> **STORED DATA**

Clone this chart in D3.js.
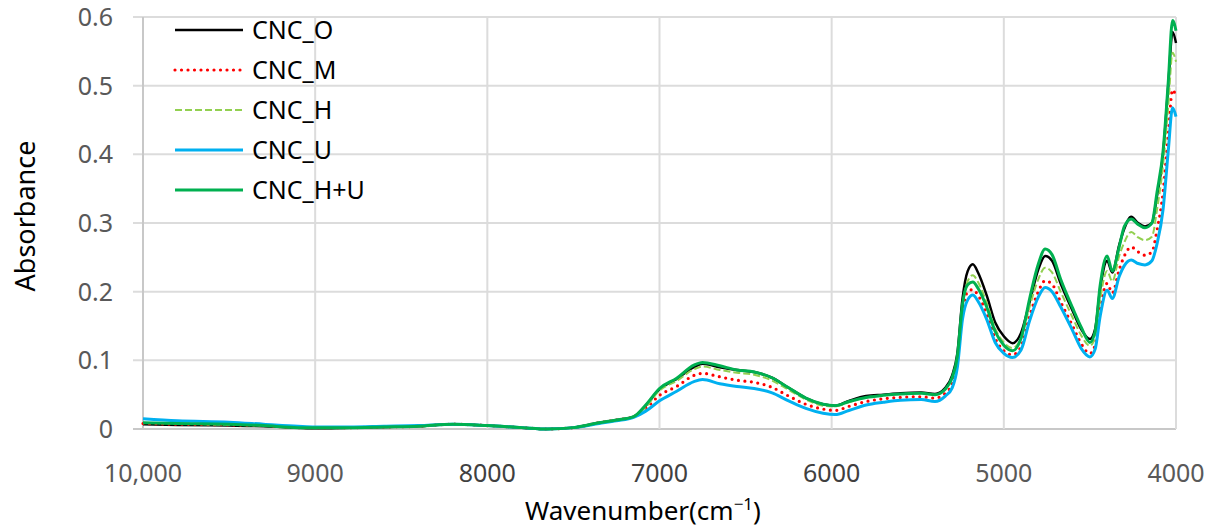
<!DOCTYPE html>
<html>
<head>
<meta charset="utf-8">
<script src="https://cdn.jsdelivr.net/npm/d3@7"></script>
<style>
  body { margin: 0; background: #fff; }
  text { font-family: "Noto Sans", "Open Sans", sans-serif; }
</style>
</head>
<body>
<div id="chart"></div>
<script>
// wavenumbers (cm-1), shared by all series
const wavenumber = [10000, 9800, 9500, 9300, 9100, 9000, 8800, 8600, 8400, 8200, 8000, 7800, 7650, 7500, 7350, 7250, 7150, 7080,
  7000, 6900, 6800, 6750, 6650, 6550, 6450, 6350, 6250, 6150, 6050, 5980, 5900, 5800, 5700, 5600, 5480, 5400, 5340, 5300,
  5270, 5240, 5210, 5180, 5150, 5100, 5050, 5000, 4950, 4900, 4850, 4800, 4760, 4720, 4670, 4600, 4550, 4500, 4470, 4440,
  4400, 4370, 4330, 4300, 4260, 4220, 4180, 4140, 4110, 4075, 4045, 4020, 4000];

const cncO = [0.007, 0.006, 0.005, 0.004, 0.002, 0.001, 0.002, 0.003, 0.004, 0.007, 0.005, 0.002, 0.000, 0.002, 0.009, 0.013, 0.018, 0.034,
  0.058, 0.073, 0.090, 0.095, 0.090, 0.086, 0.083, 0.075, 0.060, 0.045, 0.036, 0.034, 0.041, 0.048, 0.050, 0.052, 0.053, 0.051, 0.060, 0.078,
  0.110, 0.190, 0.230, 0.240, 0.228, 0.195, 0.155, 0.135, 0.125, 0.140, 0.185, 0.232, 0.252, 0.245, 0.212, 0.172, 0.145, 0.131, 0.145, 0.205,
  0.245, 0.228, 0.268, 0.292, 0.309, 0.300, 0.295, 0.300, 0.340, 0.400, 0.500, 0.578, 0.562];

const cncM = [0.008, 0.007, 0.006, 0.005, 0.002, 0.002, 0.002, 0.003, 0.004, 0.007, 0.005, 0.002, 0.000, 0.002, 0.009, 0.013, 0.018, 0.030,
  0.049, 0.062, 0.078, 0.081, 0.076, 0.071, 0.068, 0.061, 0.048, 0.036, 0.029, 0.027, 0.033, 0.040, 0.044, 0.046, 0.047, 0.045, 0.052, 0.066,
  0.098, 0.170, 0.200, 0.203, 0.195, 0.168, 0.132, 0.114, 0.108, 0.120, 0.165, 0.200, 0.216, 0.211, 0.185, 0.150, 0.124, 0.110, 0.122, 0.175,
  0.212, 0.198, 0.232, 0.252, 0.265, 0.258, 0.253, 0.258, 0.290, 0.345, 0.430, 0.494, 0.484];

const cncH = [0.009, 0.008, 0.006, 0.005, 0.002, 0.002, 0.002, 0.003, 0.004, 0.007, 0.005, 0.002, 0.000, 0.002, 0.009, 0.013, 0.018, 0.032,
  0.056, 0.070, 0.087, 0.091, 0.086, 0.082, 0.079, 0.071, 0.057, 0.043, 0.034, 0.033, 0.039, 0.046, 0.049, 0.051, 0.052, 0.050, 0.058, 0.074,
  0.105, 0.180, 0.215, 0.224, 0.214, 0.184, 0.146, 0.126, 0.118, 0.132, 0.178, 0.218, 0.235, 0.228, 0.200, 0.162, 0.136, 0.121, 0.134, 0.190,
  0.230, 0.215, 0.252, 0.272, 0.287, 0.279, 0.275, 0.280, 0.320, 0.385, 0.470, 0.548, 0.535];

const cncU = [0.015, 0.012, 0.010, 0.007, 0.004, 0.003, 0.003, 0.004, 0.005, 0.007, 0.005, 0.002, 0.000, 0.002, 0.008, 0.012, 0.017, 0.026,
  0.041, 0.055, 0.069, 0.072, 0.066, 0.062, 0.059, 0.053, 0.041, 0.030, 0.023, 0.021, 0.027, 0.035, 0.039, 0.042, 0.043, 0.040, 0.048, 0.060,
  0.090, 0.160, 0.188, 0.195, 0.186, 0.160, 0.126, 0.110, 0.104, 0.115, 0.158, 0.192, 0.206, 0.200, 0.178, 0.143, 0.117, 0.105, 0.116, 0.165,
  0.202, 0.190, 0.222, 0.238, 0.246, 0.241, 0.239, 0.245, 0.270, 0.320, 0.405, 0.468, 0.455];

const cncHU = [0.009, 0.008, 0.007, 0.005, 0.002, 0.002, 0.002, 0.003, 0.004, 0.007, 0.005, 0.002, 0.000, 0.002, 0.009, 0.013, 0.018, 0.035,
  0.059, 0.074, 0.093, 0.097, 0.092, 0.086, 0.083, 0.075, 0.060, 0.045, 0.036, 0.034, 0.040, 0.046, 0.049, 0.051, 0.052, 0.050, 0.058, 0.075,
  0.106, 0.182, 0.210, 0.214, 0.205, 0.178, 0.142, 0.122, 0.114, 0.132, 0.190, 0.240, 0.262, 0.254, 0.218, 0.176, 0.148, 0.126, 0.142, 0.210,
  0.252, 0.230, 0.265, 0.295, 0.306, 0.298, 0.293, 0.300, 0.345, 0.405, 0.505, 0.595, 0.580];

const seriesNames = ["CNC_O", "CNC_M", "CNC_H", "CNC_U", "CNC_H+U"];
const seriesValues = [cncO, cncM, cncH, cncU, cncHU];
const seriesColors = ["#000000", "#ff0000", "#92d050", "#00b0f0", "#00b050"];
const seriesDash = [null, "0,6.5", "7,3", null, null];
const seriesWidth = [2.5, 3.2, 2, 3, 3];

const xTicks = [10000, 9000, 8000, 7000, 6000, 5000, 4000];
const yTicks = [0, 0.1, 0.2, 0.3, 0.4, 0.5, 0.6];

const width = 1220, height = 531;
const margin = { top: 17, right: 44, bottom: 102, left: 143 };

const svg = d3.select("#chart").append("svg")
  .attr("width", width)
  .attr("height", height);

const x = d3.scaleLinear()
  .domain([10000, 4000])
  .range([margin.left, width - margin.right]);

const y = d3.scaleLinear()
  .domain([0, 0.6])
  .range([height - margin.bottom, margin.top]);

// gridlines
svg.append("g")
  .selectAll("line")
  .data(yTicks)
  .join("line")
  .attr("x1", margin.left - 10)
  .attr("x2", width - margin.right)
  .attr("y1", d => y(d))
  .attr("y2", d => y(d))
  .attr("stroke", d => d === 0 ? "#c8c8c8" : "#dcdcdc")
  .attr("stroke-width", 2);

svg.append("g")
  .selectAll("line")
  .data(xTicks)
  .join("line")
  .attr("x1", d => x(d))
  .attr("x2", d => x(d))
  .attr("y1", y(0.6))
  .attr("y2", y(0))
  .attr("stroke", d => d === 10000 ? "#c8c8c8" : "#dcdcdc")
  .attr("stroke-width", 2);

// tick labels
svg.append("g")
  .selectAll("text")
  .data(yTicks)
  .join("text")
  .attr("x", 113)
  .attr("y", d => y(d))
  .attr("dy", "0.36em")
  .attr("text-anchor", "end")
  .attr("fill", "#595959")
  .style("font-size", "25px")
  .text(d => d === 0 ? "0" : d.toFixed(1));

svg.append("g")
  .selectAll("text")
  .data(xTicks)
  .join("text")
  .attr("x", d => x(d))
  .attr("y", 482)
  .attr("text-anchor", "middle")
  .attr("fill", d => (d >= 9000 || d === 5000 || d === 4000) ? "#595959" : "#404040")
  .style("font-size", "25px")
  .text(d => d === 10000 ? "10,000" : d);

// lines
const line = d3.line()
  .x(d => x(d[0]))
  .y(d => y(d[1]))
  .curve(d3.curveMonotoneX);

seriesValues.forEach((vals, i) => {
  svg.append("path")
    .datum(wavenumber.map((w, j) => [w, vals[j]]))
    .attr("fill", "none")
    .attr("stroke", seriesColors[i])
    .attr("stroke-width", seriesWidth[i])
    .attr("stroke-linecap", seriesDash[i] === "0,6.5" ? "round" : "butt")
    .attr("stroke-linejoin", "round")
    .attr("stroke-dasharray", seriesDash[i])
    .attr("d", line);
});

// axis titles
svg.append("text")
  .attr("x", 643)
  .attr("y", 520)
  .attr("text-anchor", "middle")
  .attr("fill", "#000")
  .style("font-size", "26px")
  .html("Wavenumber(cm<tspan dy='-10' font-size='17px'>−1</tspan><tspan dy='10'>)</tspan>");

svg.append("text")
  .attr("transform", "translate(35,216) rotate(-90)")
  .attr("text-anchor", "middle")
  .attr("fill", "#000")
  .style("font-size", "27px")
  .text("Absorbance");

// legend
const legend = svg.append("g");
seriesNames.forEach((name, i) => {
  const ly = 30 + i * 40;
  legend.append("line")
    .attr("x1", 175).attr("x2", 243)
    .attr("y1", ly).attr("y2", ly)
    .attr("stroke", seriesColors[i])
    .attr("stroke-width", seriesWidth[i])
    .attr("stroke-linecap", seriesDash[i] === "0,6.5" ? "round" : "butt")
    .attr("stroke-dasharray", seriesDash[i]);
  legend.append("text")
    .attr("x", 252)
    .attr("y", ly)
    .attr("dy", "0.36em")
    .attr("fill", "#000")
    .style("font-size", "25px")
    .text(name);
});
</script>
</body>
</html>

> **WORK TO DO**
Each line from the top of the material through the line containing "0.500, 0.578, 0.562];" should be reproduced exactly; please drop any images.

> **FULL OUTPUT**
Clone this chart in D3.js.
<!DOCTYPE html>
<html>
<head>
<meta charset="utf-8">
<script src="https://cdn.jsdelivr.net/npm/d3@7"></script>
<style>
  body { margin: 0; background: #fff; }
  text { font-family: "Noto Sans", "Open Sans", sans-serif; }
</style>
</head>
<body>
<div id="chart"></div>
<script>
// wavenumbers (cm-1), shared by all series
const wavenumber = [10000, 9800, 9500, 9300, 9100, 9000, 8800, 8600, 8400, 8200, 8000, 7800, 7650, 7500, 7350, 7250, 7150, 7080,
  7000, 6900, 6800, 6750, 6650, 6550, 6450, 6350, 6250, 6150, 6050, 5980, 5900, 5800, 5700, 5600, 5480, 5400, 5340, 5300,
  5270, 5240, 5210, 5180, 5150, 5100, 5050, 5000, 4950, 4900, 4850, 4800, 4760, 4720, 4670, 4600, 4550, 4500, 4470, 4440,
  4400, 4370, 4330, 4300, 4260, 4220, 4180, 4140, 4110, 4075, 4045, 4020, 4000];

const cncO = [0.007, 0.006, 0.005, 0.004, 0.002, 0.001, 0.002, 0.003, 0.004, 0.007, 0.005, 0.002, 0.000, 0.002, 0.009, 0.013, 0.018, 0.034,
  0.058, 0.073, 0.090, 0.095, 0.090, 0.086, 0.083, 0.075, 0.060, 0.045, 0.036, 0.034, 0.041, 0.048, 0.050, 0.052, 0.053, 0.051, 0.060, 0.078,
  0.110, 0.190, 0.230, 0.240, 0.228, 0.195, 0.155, 0.135, 0.125, 0.140, 0.185, 0.232, 0.252, 0.245, 0.212, 0.172, 0.145, 0.131, 0.145, 0.205,
  0.245, 0.228, 0.268, 0.292, 0.309, 0.300, 0.295, 0.300, 0.340, 0.400, 0.500, 0.578, 0.562];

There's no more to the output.